» Task description
Return all of the data exactly as written, without the pictures.

□ □ □ □ □ □ □

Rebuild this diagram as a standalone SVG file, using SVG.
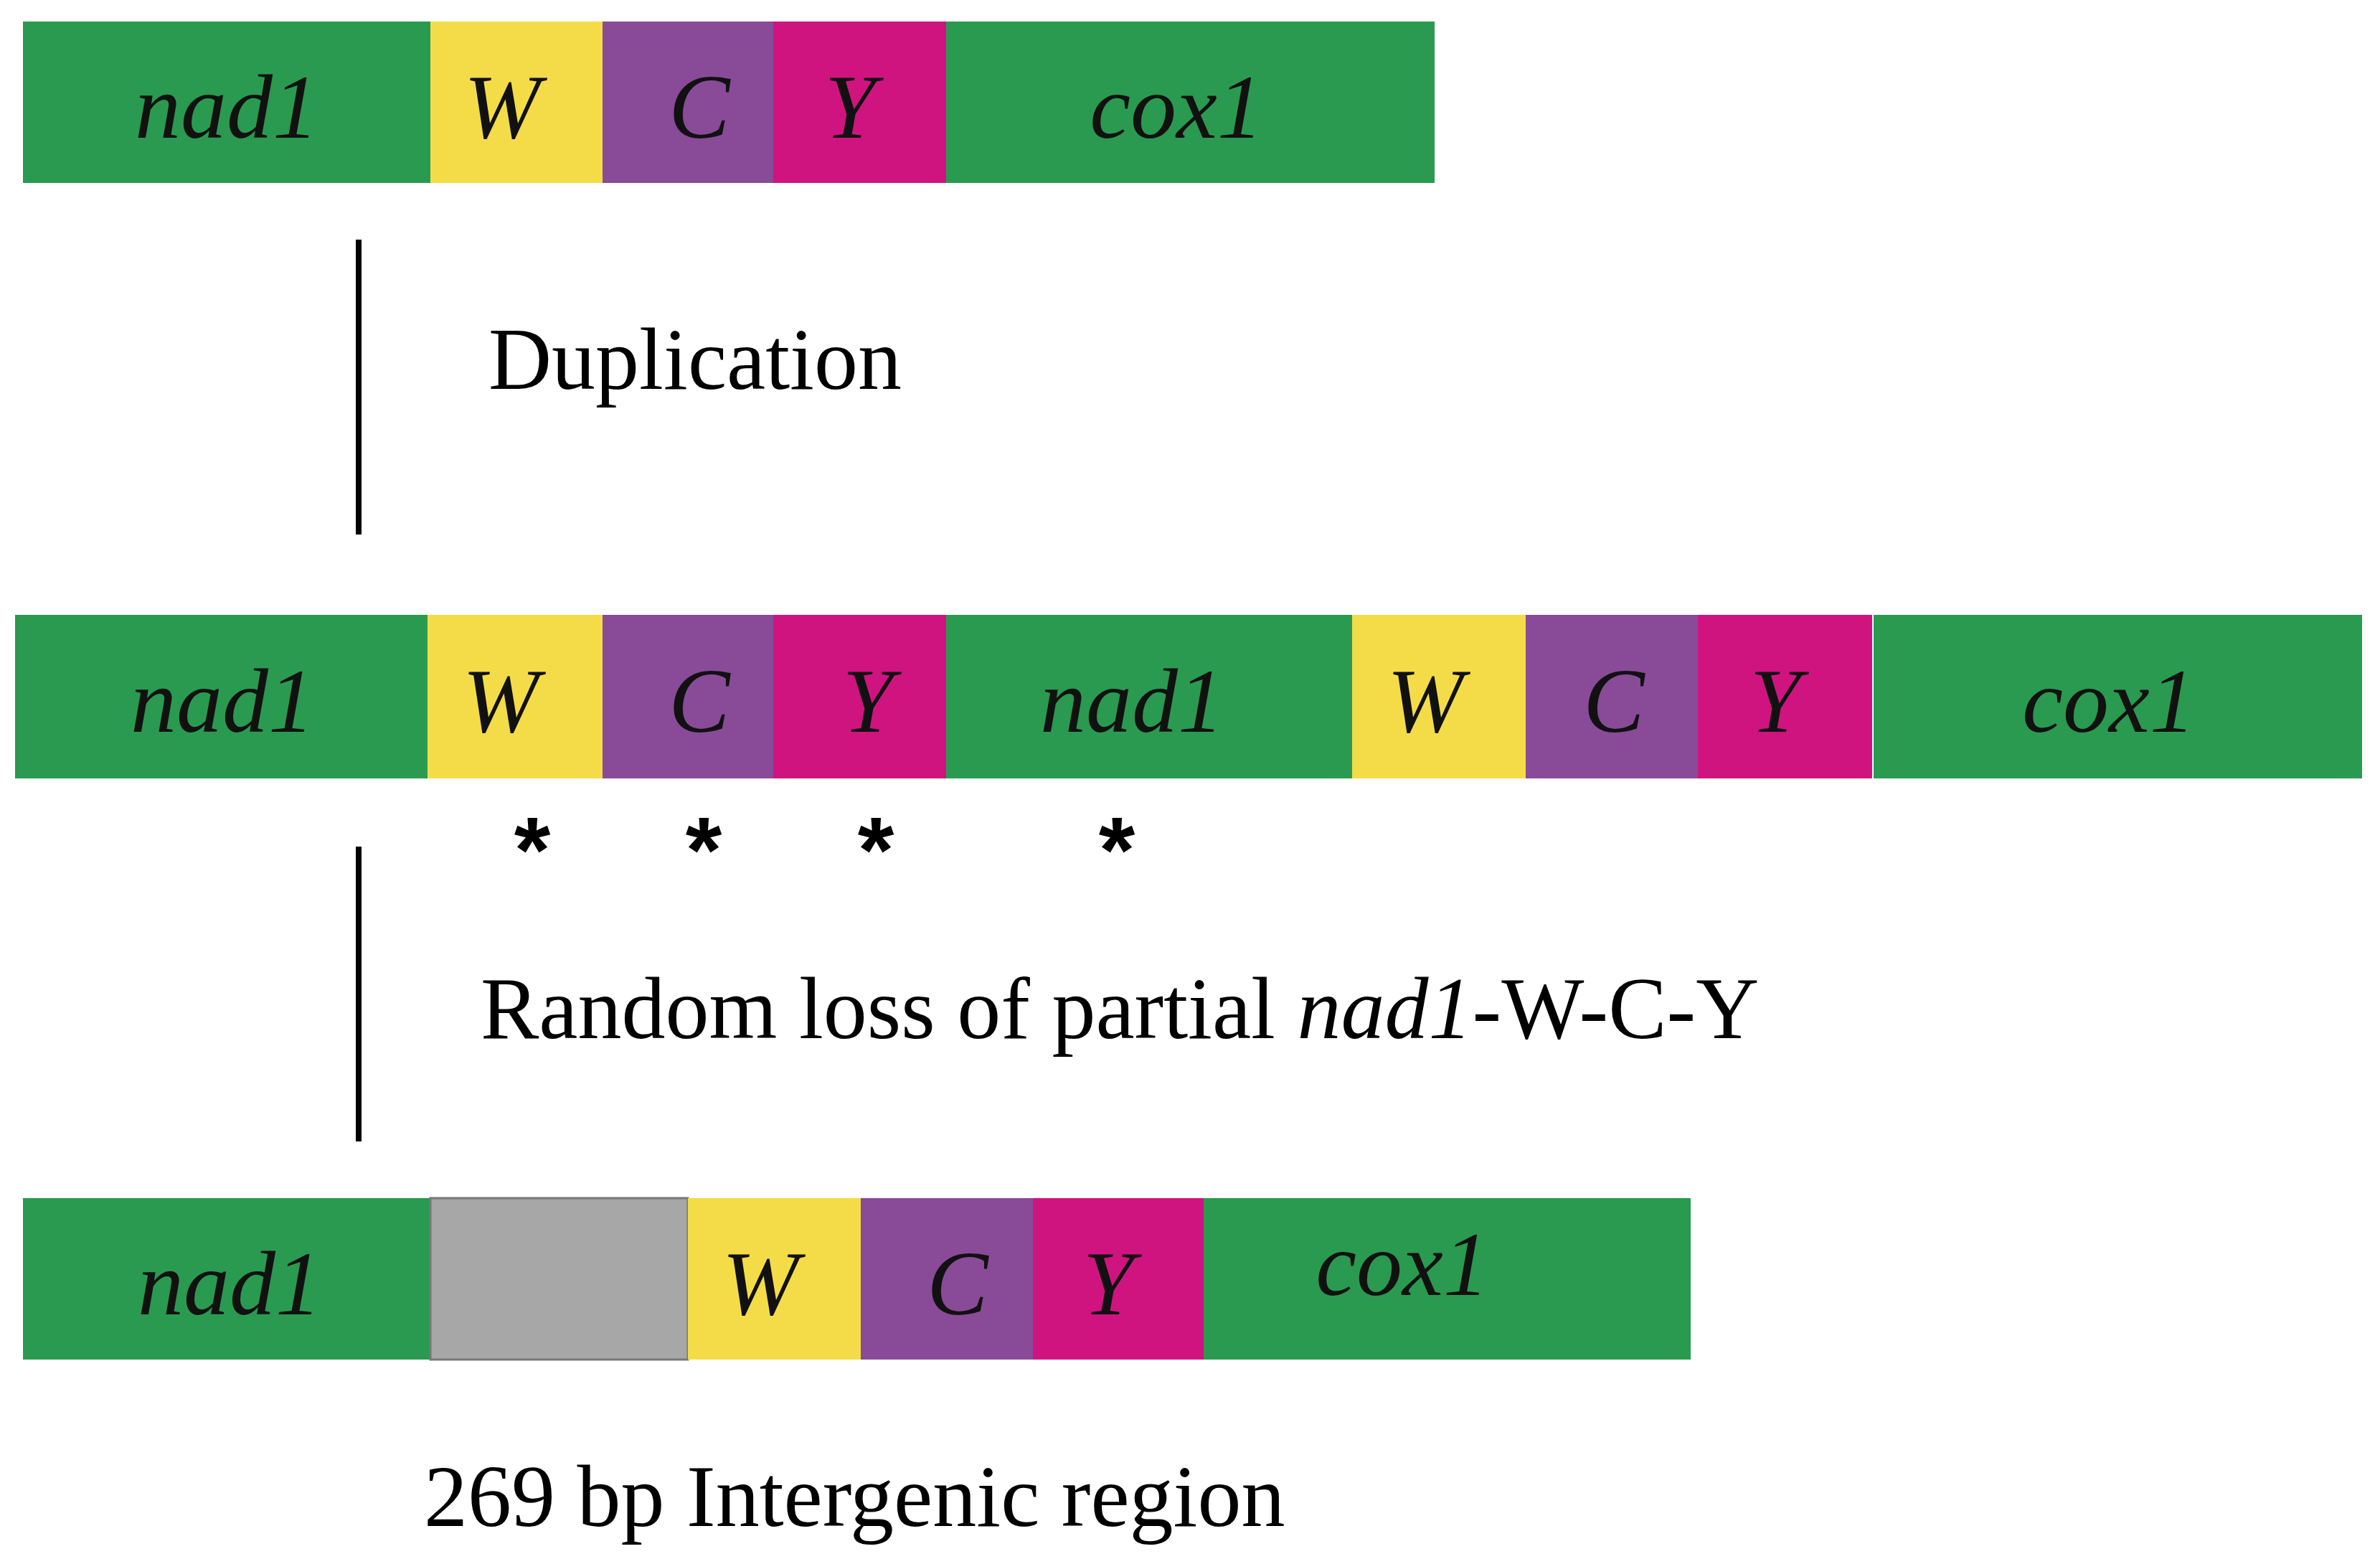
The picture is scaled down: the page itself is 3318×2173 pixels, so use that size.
<svg xmlns="http://www.w3.org/2000/svg" width="3318" height="2173" viewBox="0 0 3318 2173">
<style>
.g{fill:#2a9a50}.w{fill:#f4dc48}.c{fill:#894a98}.y{fill:#cf1480}.x{fill:#a6a7a6;stroke:#777;stroke-width:3}
.l{font-family:"Liberation Serif",serif;font-style:italic;font-size:128px;fill:#111;text-anchor:middle}
.t{font-family:"Liberation Serif",serif;font-size:122px;fill:#000}
.a{font-family:"Liberation Sans",sans-serif;font-size:130px;font-weight:bold;fill:#000;text-anchor:middle}
</style>
<defs><marker id="ah" viewBox="0 0 10 10" refX="9" refY="5" markerWidth="6" markerHeight="10" markerUnits="userSpaceOnUse" orient="auto"><path d="M0,0 L10,5 L0,10 L3,5 z"/></marker></defs>
<rect width="3318" height="2173" fill="#fff"/>
<g id="row1">
<rect class="g" x="32" y="30" width="568" height="225"/><text class="l" x="316" y="192">nad1</text>
<rect class="w" x="600" y="30" width="240" height="225"/><text class="l" x="700" y="192">W</text>
<rect class="c" x="840" y="30" width="238" height="225"/><text class="l" x="975" y="192">C</text>
<rect class="y" x="1078" y="30" width="241" height="225"/><text class="l" x="1185" y="192">Y</text>
<rect class="g" x="1319" y="30" width="681" height="225"/><text class="l" x="1640" y="192">cox1</text>
</g>
<g id="row2">
<rect class="g" x="21" y="857" width="575" height="228"/><text class="l" x="310" y="1020">nad1</text>
<rect class="w" x="596" y="857" width="244" height="228"/><text class="l" x="698" y="1020">W</text>
<rect class="c" x="840" y="857" width="238" height="228"/><text class="l" x="975" y="1020">C</text>
<rect class="y" x="1078" y="857" width="241" height="228"/><text class="l" x="1210" y="1020">Y</text>
<rect class="g" x="1319" y="857" width="566" height="228"/><text class="l" x="1578" y="1020">nad1</text>
<rect class="w" x="1885" y="857" width="242" height="228"/><text class="l" x="1987" y="1020">W</text>
<rect class="c" x="2127" y="857" width="240" height="228"/><text class="l" x="2250" y="1020">C</text>
<rect class="y" x="2367" y="857" width="243" height="228"/><text class="l" x="2475" y="1020">Y</text>
<rect class="g" x="2612" y="857" width="681" height="228"/><text class="l" x="2940" y="1020">cox1</text>
</g>
<g id="stars">
<text class="a" x="742" y="1230">*</text><text class="a" x="981" y="1230">*</text><text class="a" x="1221" y="1230">*</text><text class="a" x="1557" y="1230">*</text>
</g>
<g id="row3">
<rect class="g" x="32" y="1670" width="568" height="225"/><text class="l" x="320" y="1832">nad1</text>
<rect class="x" x="600" y="1670" width="359" height="225"/>
<rect class="w" x="959" y="1670" width="241" height="225"/><text class="l" x="1060" y="1832">W</text>
<rect class="c" x="1200" y="1670" width="240" height="225"/><text class="l" x="1335" y="1832">C</text>
<rect class="y" x="1440" y="1670" width="238" height="225"/><text class="l" x="1545" y="1832">Y</text>
<rect class="g" x="1678" y="1670" width="679" height="225"/><text class="l" x="1955" y="1805">cox1</text>
</g>
<g id="connectors" stroke="#000" stroke-width="8" fill="none">
<line x1="500" y1="334" x2="500" y2="745" marker-end="url(#ah)"/>
<line x1="500" y1="1180" x2="500" y2="1591" marker-end="url(#ah)"/>
</g>
<g id="labels">
<text class="t" x="681" y="542">Duplication</text>
<text class="t" x="670" y="1447">Random loss of partial <tspan font-style="italic">nad1</tspan>-W-C-Y</text>
<text class="t" x="591" y="2127" font-size="102">269 bp Intergenic region</text>
</g>
</svg>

□ □ □ □ □ □ □

» Finished answer
Rebuild this diagram as a standalone SVG file, using SVG.
The picture is scaled down: the page itself is 3318×2173 pixels, so use that size.
<svg xmlns="http://www.w3.org/2000/svg" width="3318" height="2173" viewBox="0 0 3318 2173">
<style>
.g{fill:#2a9a50}.w{fill:#f4dc48}.c{fill:#894a98}.y{fill:#cf1480}.x{fill:#a6a7a6;stroke:#777;stroke-width:3}
.l{font-family:"Liberation Serif",serif;font-style:italic;font-size:128px;fill:#111;text-anchor:middle}
.t{font-family:"Liberation Serif",serif;font-size:122px;fill:#000}
.a{font-family:"Liberation Sans",sans-serif;font-size:130px;font-weight:bold;fill:#000;text-anchor:middle}
</style>
<defs><marker id="ah" viewBox="0 0 10 10" refX="9" refY="5" markerWidth="6" markerHeight="10" markerUnits="userSpaceOnUse" orient="auto"><path d="M0,0 L10,5 L0,10 L3,5 z"/></marker></defs>
<rect width="3318" height="2173" fill="#fff"/>
<g id="row1">
<rect class="g" x="32" y="30" width="568" height="225"/><text class="l" x="316" y="192">nad1</text>
<rect class="w" x="600" y="30" width="240" height="225"/><text class="l" x="700" y="192">W</text>
<rect class="c" x="840" y="30" width="238" height="225"/><text class="l" x="975" y="192">C</text>
<rect class="y" x="1078" y="30" width="241" height="225"/><text class="l" x="1185" y="192">Y</text>
<rect class="g" x="1319" y="30" width="681" height="225"/><text class="l" x="1640" y="192">cox1</text>
</g>
<g id="row2">
<rect class="g" x="21" y="857" width="575" height="228"/><text class="l" x="310" y="1020">nad1</text>
<rect class="w" x="596" y="857" width="244" height="228"/><text class="l" x="698" y="1020">W</text>
<rect class="c" x="840" y="857" width="238" height="228"/><text class="l" x="975" y="1020">C</text>
<rect class="y" x="1078" y="857" width="241" height="228"/><text class="l" x="1210" y="1020">Y</text>
<rect class="g" x="1319" y="857" width="566" height="228"/><text class="l" x="1578" y="1020">nad1</text>
<rect class="w" x="1885" y="857" width="242" height="228"/><text class="l" x="1987" y="1020">W</text>
<rect class="c" x="2127" y="857" width="240" height="228"/><text class="l" x="2250" y="1020">C</text>
<rect class="y" x="2367" y="857" width="243" height="228"/><text class="l" x="2475" y="1020">Y</text>
<rect class="g" x="2612" y="857" width="681" height="228"/><text class="l" x="2940" y="1020">cox1</text>
</g>
<g id="stars">
<text class="a" x="742" y="1230">*</text><text class="a" x="981" y="1230">*</text><text class="a" x="1221" y="1230">*</text><text class="a" x="1557" y="1230">*</text>
</g>
<g id="row3">
<rect class="g" x="32" y="1670" width="568" height="225"/><text class="l" x="320" y="1832">nad1</text>
<rect class="x" x="600" y="1670" width="359" height="225"/>
<rect class="w" x="959" y="1670" width="241" height="225"/><text class="l" x="1060" y="1832">W</text>
<rect class="c" x="1200" y="1670" width="240" height="225"/><text class="l" x="1335" y="1832">C</text>
<rect class="y" x="1440" y="1670" width="238" height="225"/><text class="l" x="1545" y="1832">Y</text>
<rect class="g" x="1678" y="1670" width="679" height="225"/><text class="l" x="1955" y="1805">cox1</text>
</g>
<g id="connectors" stroke="#000" stroke-width="8" fill="none">
<line x1="500" y1="334" x2="500" y2="745" marker-end="url(#ah)"/>
<line x1="500" y1="1180" x2="500" y2="1591" marker-end="url(#ah)"/>
</g>
<g id="labels">
<text class="t" x="681" y="542">Duplication</text>
<text class="t" x="670" y="1447">Random loss of partial <tspan font-style="italic">nad1</tspan>-W-C-Y</text>
<text class="t" x="591" y="2127" font-size="102">269 bp Intergenic region</text>
</g>
</svg>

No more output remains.